_What you need to do:_
Your answer should be one number: how many lines of the data include the string "that"?

_Supplied records:_
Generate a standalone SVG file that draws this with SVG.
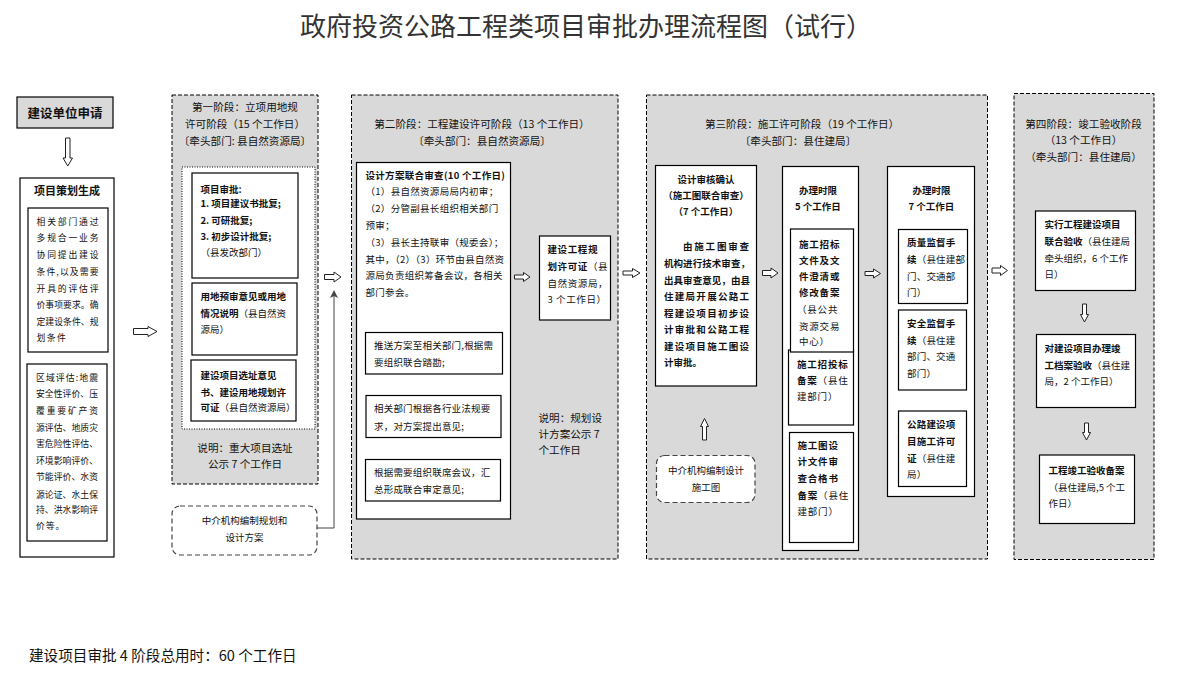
<svg xmlns="http://www.w3.org/2000/svg" width="1182" height="698" viewBox="0 0 1182 698">
<style>
text{font-family:"Noto Sans CJK SC","Noto Sans",sans-serif;fill:#111;dominant-baseline:central}
.panel{fill:#d9d9d9;stroke:#000;stroke-width:1;stroke-dasharray:4 2}
.box{fill:#fff;stroke:#000;stroke-width:1.2}
.rbox{fill:#fff;stroke:#444;stroke-width:1.2;stroke-dasharray:5 3}
.dot{fill:#fff;stroke:#000;stroke-width:1;stroke-dasharray:1 1.5}
.pt{font-size:10.6px}
.s{font-size:9.5px}
.xs{font-size:8.8px}
.b{font-weight:bold}
.n{font-weight:normal}
.c{text-anchor:middle}
.harrow{fill:#fff;stroke:#222;stroke-width:1}
.conn{fill:none;stroke:#444;stroke-width:1}
</style>
<defs>
<marker id="ah" markerWidth="8" markerHeight="8" refX="4" refY="4" orient="auto" markerUnits="userSpaceOnUse">
<path d="M0,0 L8,4 L0,8 L2,4 Z" fill="#444"/>
</marker>
</defs>
<rect width="1182" height="698" fill="#fff"/>

<g id="title">
<text x="586" y="24" class="c" style="font-size:26px;fill:#333">政府投资公路工程类项目审批办理流程图（试行）</text>
</g>

<g id="apply">
<rect class="box" x="17" y="97" width="96" height="31" style="fill:#d9d9d9"/>
<text x="65" y="112.5" class="c b" style="font-size:12.5px">建设单位申请</text>
</g>

<g id="plan">
<rect class="box" x="20" y="178" width="94" height="379"/>
<text x="67" y="190" class="c b" style="font-size:11px">项目策划生成</text>
<rect class="box" x="28" y="208" width="80" height="144"/>
<g class="xs">
<text x="36.5" y="221" textLength="62" lengthAdjust="spacing">相关部门通过</text>
<text x="36.5" y="237.5" textLength="62" lengthAdjust="spacing">多规合一业务</text>
<text x="36.5" y="254.5" textLength="62" lengthAdjust="spacing">协同提出建设</text>
<text x="36.5" y="271" textLength="62" lengthAdjust="spacing">条件,以及需要</text>
<text x="36.5" y="288" textLength="62" lengthAdjust="spacing">开具的评估评</text>
<text x="36.5" y="304.5" textLength="62" lengthAdjust="spacing">价事项要求。确</text>
<text x="36.5" y="321" textLength="62" lengthAdjust="spacing">定建设条件、规</text>
<text x="36.5" y="337" style="letter-spacing:1.5px">划条件</text>
</g>
<rect class="box" x="27" y="364" width="80" height="177"/>
<g class="xs">
<text x="36" y="377" textLength="62" lengthAdjust="spacing">区域评估:地震</text>
<text x="36" y="393.5" textLength="62" lengthAdjust="spacing">安全性评价、压</text>
<text x="36" y="410.5" textLength="62" lengthAdjust="spacing">覆重要矿产资</text>
<text x="36" y="427" textLength="62" lengthAdjust="spacing">源评估、地质灾</text>
<text x="36" y="443.5" textLength="62" lengthAdjust="spacing">害危险性评估、</text>
<text x="36" y="460" textLength="62" lengthAdjust="spacing">环境影响评价、</text>
<text x="36" y="476.5" textLength="62" lengthAdjust="spacing">节能评价、水资</text>
<text x="36" y="494" textLength="62" lengthAdjust="spacing">源论证、水土保</text>
<text x="36" y="509.5" textLength="62" lengthAdjust="spacing">持、洪水影响评</text>
<text x="36" y="525.5" style="letter-spacing:1px">价等。</text>
</g>
</g>

<g id="stage1">
<rect class="panel" x="172" y="95" width="146" height="389"/>
<text x="245" y="106" class="c pt">第一阶段：立项用地规</text>
<text x="245" y="123" class="c pt">许可阶段（15 个工作日）</text>
<text x="245" y="140" class="c pt">〔牵头部门: 县自然资源局〕</text>
<rect class="dot" x="182" y="167" width="133" height="262"/>
<rect class="box" x="192" y="173" width="106" height="105"/>
<g class="s b">
<text x="200.5" y="189">项目审批:</text>
<text x="200.5" y="203">1. 项目建议书批复;</text>
<text x="200.5" y="219.5">2. 可研批复;</text>
<text x="200.5" y="236">3. 初步设计批复;</text>
<text x="200.5" y="252" class="n">（县发改部门）</text>
</g>
<rect class="box" x="192" y="283" width="105" height="72"/>
<g class="s">
<text x="200.5" y="296" class="b">用地预审意见或用地</text>
<text x="200.5" y="313"><tspan class="b">情况说明</tspan>（县自然资</text>
<text x="200.5" y="329">源局）</text>
</g>
<rect class="box" x="191" y="360" width="105" height="61"/>
<g class="s">
<text x="200.5" y="375" class="b">建设项目选址意见</text>
<text x="200.5" y="392" class="b">书、建设用地规划许</text>
<text x="200.5" y="407"><tspan class="b">可证</tspan>（县自然资源局）</text>
</g>
<text x="245" y="447" class="c pt">说明：重大项目选址</text>
<text x="245" y="463" class="c pt">公示 7 个工作日</text>
</g>

<g id="agency1">
<rect class="rbox" x="172" y="506" width="145" height="49" rx="8"/>
<text x="244.5" y="520" class="c s">中介机构编制规划和</text>
<text x="244.5" y="537" class="c s">设计方案</text>
</g>

<g id="stage2">
<rect class="panel" x="351.5" y="95" width="266.5" height="464"/>
<text x="482" y="123" class="c pt">第二阶段：工程建设许可阶段（13 个工作日）</text>
<text x="482" y="140" class="c pt">〔牵头部门：县自然资源局〕</text>
<rect class="box" x="356.5" y="162.5" width="154" height="356.5"/>
<g class="s" style="letter-spacing:0.3px">
<text x="365.5" y="174.5" class="b">设计方案联合审查(10 个工作日)</text>
<text x="365.5" y="191">（1）县自然资源局局内初审；</text>
<text x="365.5" y="208">（2）分管副县长组织相关部门</text>
<text x="365.5" y="225">预审；</text>
<text x="365.5" y="241.5">（3）县长主持联审（规委会）；</text>
<text x="365.5" y="258.5">其中，（2）（3）环节由县自然资</text>
<text x="365.5" y="275">源局负责组织筹备会议，各相关</text>
<text x="365.5" y="291.5">部门参会。</text>
</g>
<rect class="box" x="365.5" y="332.5" width="137" height="41.5"/>
<text x="374" y="345" class="s" style="letter-spacing:0.2px">推送方案至相关部门,根据需</text>
<text x="374" y="362" class="s" style="letter-spacing:0.2px">要组织联合踏勘;</text>
<rect class="box" x="366" y="395.5" width="135" height="42"/>
<text x="374" y="408" class="s" style="letter-spacing:0.2px">相关部门根据各行业法规要</text>
<text x="374" y="425.5" class="s" style="letter-spacing:0.2px">求，对方案提出意见;</text>
<rect class="box" x="365.5" y="459.5" width="135" height="41.5"/>
<text x="374" y="472" class="s" style="letter-spacing:0.2px">根据需要组织联席会议，汇</text>
<text x="374" y="489" class="s" style="letter-spacing:0.2px">总形成联合审定意见;</text>
<rect class="box" x="539.5" y="236" width="71" height="84"/>
<g class="s" style="letter-spacing:0.6px">
<text x="547.5" y="248.5" class="b">建设工程规</text>
<text x="547.5" y="266"><tspan class="b">划许可证</tspan>（县</text>
<text x="547.5" y="283">自然资源局，</text>
<text x="547.5" y="299">3 个工作日）</text>
</g>
<text x="538.5" y="417" class="pt">说明：规划设</text>
<text x="538.5" y="433.5" class="pt">计方案公示 7</text>
<text x="538.5" y="449.5" class="pt">个工作日</text>
</g>

<g id="stage3">
<rect class="panel" x="646.5" y="95" width="341" height="464"/>
<text x="802" y="123" class="c pt">第三阶段：施工许可阶段（19 个工作日）</text>
<text x="798" y="140" class="c pt">〔牵头部门：县住建局〕</text>
</g>

<g id="design-review">
<rect class="box" x="655.5" y="165.5" width="101" height="220.5"/>
<g class="s b">
<text x="706" y="178.5" class="c">设计审核确认</text>
<text x="706" y="194.5" class="c">（施工图联合审查）</text>
<text x="706" y="211" class="c">（7 个工作日）</text>
<text x="683" y="246" textLength="66" lengthAdjust="spacing">由施工图审查</text>
<text x="664" y="262.5" textLength="86" lengthAdjust="spacing">机构进行技术审查，</text>
<text x="664" y="279.5" textLength="86" lengthAdjust="spacing">出具审查意见，由县</text>
<text x="664" y="296" textLength="85" lengthAdjust="spacing">住建局开展公路工</text>
<text x="664" y="312.5" textLength="85" lengthAdjust="spacing">程建设项目初步设</text>
<text x="664" y="329" textLength="85" lengthAdjust="spacing">计审批和公路工程</text>
<text x="664" y="345.5" textLength="85" lengthAdjust="spacing">建设项目施工图设</text>
<text x="664" y="362">计审批。</text>
</g>
</g>

<g id="agency2">
<rect class="rbox" x="656.5" y="455.5" width="98.5" height="47" rx="8"/>
<text x="706" y="470" class="c s">中介机构编制设计</text>
<text x="706" y="487" class="c s">施工图</text>
</g>

<g id="limit5">
<rect class="box" x="782.5" y="166.5" width="76" height="384"/>
<text x="818" y="190" class="c s b">办理时限</text>
<text x="818" y="206" class="c s b">5 个工作日</text>
<rect class="box" x="788.5" y="350" width="65" height="75"/>
<rect class="box" x="790.5" y="229" width="63" height="123"/>
<g class="s" style="letter-spacing:0.8px">
<text x="799" y="243.5" class="b">施工招标</text>
<text x="799" y="259.5" class="b">文件及文</text>
<text x="799" y="275.5" class="b">件澄清或</text>
<text x="799" y="292" class="b">修改备案</text>
<text x="797" y="309">（县公共</text>
<text x="799" y="325.5">资源交易</text>
<text x="799" y="341">中心）</text>
<text x="797" y="363.5" class="b">施工招投标</text>
<text x="797" y="379.5"><tspan class="b">备案</tspan>（县住</text>
<text x="797" y="396">建部门）</text>
</g>
<rect class="box" x="789.5" y="432.5" width="64" height="110"/>
<g class="s" style="letter-spacing:0.8px">
<text x="797.5" y="444.5" class="b">施工图设</text>
<text x="797.5" y="461" class="b">计文件审</text>
<text x="797.5" y="478" class="b">查合格书</text>
<text x="797.5" y="495"><tspan class="b">备案</tspan>（县住</text>
<text x="797.5" y="511">建部门）</text>
</g>
</g>

<g id="limit7">
<rect class="box" x="887.5" y="166.5" width="87" height="330"/>
<text x="931.5" y="190" class="c s b">办理时限</text>
<text x="931.5" y="206" class="c s b">7 个工作日</text>
<rect class="box" x="898.5" y="229.5" width="69" height="74"/>
<g class="s" style="letter-spacing:0.2px">
<text x="907" y="242" class="b">质量监督手</text>
<text x="907" y="258.5"><tspan class="b">续</tspan>（县住建部</text>
<text x="907" y="275.5">门、交通部</text>
<text x="907" y="292">门）</text>
</g>
<rect class="box" x="898.5" y="310" width="68" height="80"/>
<g class="s" style="letter-spacing:0.2px">
<text x="907" y="322.5" class="b">安全监督手</text>
<text x="907" y="339.5"><tspan class="b">续</tspan>（县住建</text>
<text x="907" y="356">部门、交通</text>
<text x="907" y="373">部门）</text>
</g>
<rect class="box" x="898.5" y="411" width="68" height="75.5"/>
<g class="s" style="letter-spacing:0.2px">
<text x="907" y="423.5" class="b">公路建设项</text>
<text x="907" y="440.5" class="b">目施工许可</text>
<text x="907" y="457.5"><tspan class="b">证</tspan>（县住建</text>
<text x="907" y="473.5">局）</text>
</g>
</g>

<g id="stage4">
<rect class="panel" x="1014" y="93.5" width="140" height="466"/>
<text x="1083.5" y="123.5" class="c pt">第四阶段：竣工验收阶段</text>
<text x="1083.5" y="139.5" class="c pt">（13 个工作日）</text>
<text x="1083.5" y="156" class="c pt">（牵头部门：县住建局）</text>
</g>

<g id="joint-acceptance">
<rect class="box" x="1035.5" y="211" width="100" height="79.5"/>
<g class="s">
<text x="1044.5" y="224" class="b">实行工程建设项目</text>
<text x="1044.5" y="241"><tspan class="b">联合验收</tspan>（县住建局</text>
<text x="1044.5" y="257.5">牵头组织，6 个工作</text>
<text x="1044.5" y="273.5">日）</text>
</g>
</g>

<g id="archive-acceptance">
<rect class="box" x="1036.5" y="334.5" width="99" height="73"/>
<g class="s">
<text x="1044.5" y="348" class="b">对建设项目办理竣</text>
<text x="1044.5" y="364.5"><tspan class="b">工档案验收</tspan>（县住建</text>
<text x="1044.5" y="381">局，2 个工作日）</text>
</g>
</g>

<g id="completion-filing">
<rect class="box" x="1039.5" y="455" width="95" height="68.5"/>
<g class="s">
<text x="1048.5" y="470" class="b">工程竣工验收备案</text>
<text x="1048.5" y="487">（县住建局,5 个工</text>
<text x="1048.5" y="502.5">作日）</text>
</g>
</g>

<g id="footer">
<text x="29" y="654.5" style="font-size:14.6px">建设项目审批 4 阶段总用时：60 个工作日</text>
</g>

<g id="connectors">
<path class="harrow" d="M65.5,138 H70 V158 H72.5 L67.75,166 L63,158 H65.5 Z"/>
<path class="harrow" d="M133.5,328.5 H148 V326.5 L157,331.5 L148,336.5 V334.5 H133.5 Z"/>
<path class="harrow" d="M324.5,274.5 H334 V272 L341,277 L334,282 V279.5 H324.5 Z"/>
<path class="harrow" d="M514.5,275 H523.5 V272.5 L530,277 L523.5,281.5 V279 H514.5 Z"/>
<path class="harrow" d="M623,271 H632.5 V268.5 L640,273 L632.5,277.5 V275 H623 Z"/>
<path class="harrow" d="M762.5,270.5 H771 V268 L778,273 L771,278 V275.5 H762.5 Z"/>
<path class="harrow" d="M865,271.5 H873.5 V269 L880.5,273.5 L873.5,278 V275.5 H865 Z"/>
<path class="harrow" d="M992,268 H1000.5 V265.5 L1007.5,270.5 L1000.5,275.5 V273 H992 Z"/>
<path class="harrow" d="M702.5,440 V426.5 H700.5 L704.5,418.5 L708.5,426.5 H706.5 V440 Z"/>
<path class="harrow" d="M1082.5,304 V314.5 H1080.5 L1084.5,322 L1088.5,314.5 H1086.5 V304 Z"/>
<path class="harrow" d="M1084.5,423 V432.5 H1082.5 L1086.5,440 L1090.5,432.5 H1088.5 V423 Z"/>
<path class="conn" d="M317,528 H334 V294" marker-end="url(#ah)"/>
</g>
</svg>
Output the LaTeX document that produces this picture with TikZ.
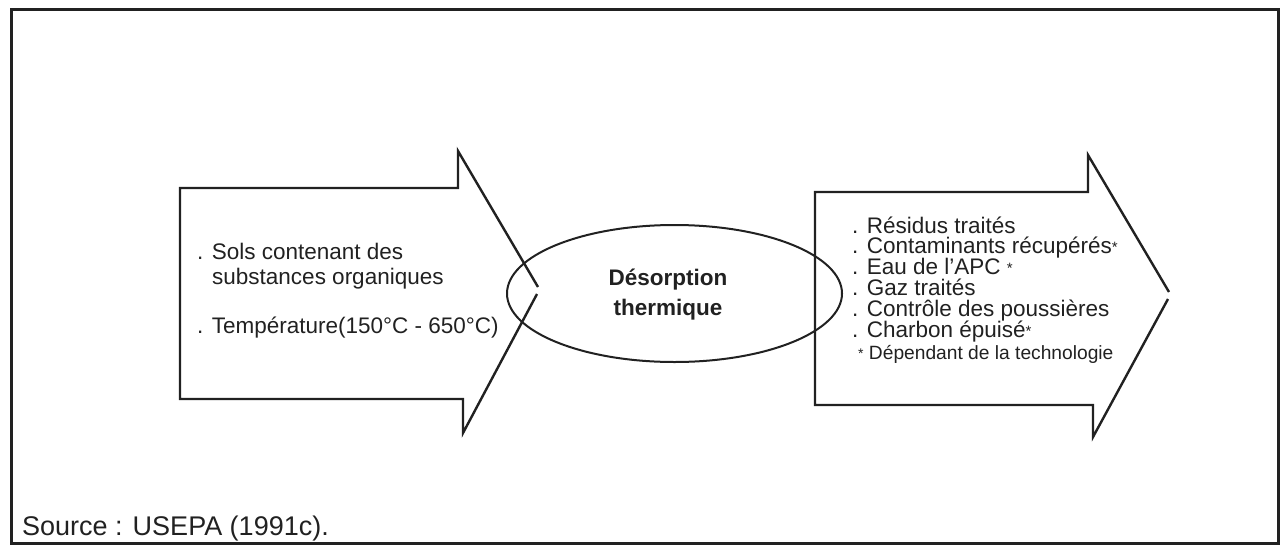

_Solution for this task:_
2